One virtue which has been an ever-elusive scarlet thread in my life is authenticity. I find that putting on a metaphorical outward mask of what I am willing to let the world see is deeply unsatisfying, yet my deeply rooted self-loathing made me believe that it was necessary. “What do you have to say, anyway?” growled my inner judgy voice.
Pretending to be perfect and pious was all I knew how to do, and I was very very good at it. Until babies. The façade started to slip when I had babies. There was no way, when I was suddenly on-call 24/7 that I could keep up the Little Miss Perfect Act any longer.
I discovered that it’s way easier to love myself when I’m not holding myself to the perfection standard. Before, when I was always falling short of my goal of perfection, I was constantly berating myself. Now, when everything falls apart, if I can stand in front of a mirror, look myself in the eye and say, “You did everything you could,” I feel more satisfaction than I ever did from chasing perfection.
Being a frank-talker isn’t given to everyone
I was recently chit-chatting with a lady I barely knew who mentioned that her father-in-law had come to live with her. With authenticity which surprised even me, I said, “That must be awful. I am just too selfish a person to ever open my home like that.” She melted into tears, and naturally I was sure I had said exactly the wrong thing.
As it turned out, her tears weren’t because living with her father-in-law was awful. Her tears, I found out, were because it felt really good for her to actually hear someone else say that it was awful. She was so busy trying to make it work, trying to get along with her husband (against whom she had a grudge) who had insisted on them taking in her father-in-law, trying to get her kids to school…trying to make it look effortless that she had not allowed herself the slip of the mask to say, not even once, “This really sucks.”

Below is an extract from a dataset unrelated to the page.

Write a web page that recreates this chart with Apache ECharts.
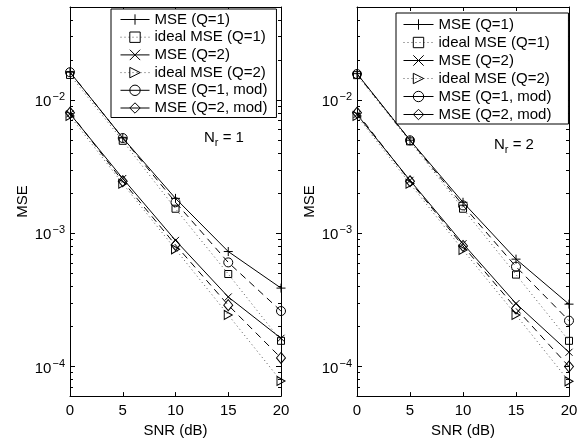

The phrases that form who we are
I was raised with the mantra, “If you can’t say something nice, don’t say anything at all.” This may make me a good guest in your home, it may make me a great employee who never complains, but I also never learned how to actually speak my mind out loud. Oh, in my mind I can give a grand discourse. But I cannot actually, with my voice, pronounce my dissatisfaction with someone or with something someone has done for me.
The corollary to the above mantra is, “Always look on the bright side.” This is equally disingenuous. For years I was the silver lining gal. Being in a conversation with me meant I would try to solve your problem for you, or want to minimize your problem by telling you to look at the bright side. What I wasn’t doing was actually listening to you. I was uncomfortable with your discomfort. I deflected with positivity.
The discovery that I can speak my mind and address situations I don’t like only came when I had children whose behavior is not always angelic (sometimes downright scalawagish, if I may say so.) I have been forced to learn to not couch requests in language like “If you could (throw that boogery kleenex in the garbage)” and just say, “Please put your kleenex in the garbage.
They may be awkward sometimes, but for the most part, I admire people who speak their minds. They aren’t wearing kid gloves all the time, afraid of hurting someone’s feelings. They aren’t afraid of the discomfort they will create. They don’t take it personally.
To grow in Gravitas means growing in authenticity
I have never, until very recently, spoken out loud about any of the struggles (selfishness, discontent, covetousness, self-loathing…) that I share with you here in this blog. Although I have been chipping away at my struggles quietly, it was still whisper-quiet in my real-life world.
What I have found is that there is great freedom in admitting my imperfection. I find that, by putting the thoughts into words here, I am better equipped for authenticity in real life. More of those positive mental pathways getting created, I guess. I want to be a safe person to admit faults to because I have learned to admit mine first.
For that, I am so very thankful. Yet again, who knew that a blog started to just track my New Years Resolution would help me start cracking the shell on some of the crustier parts of my soul?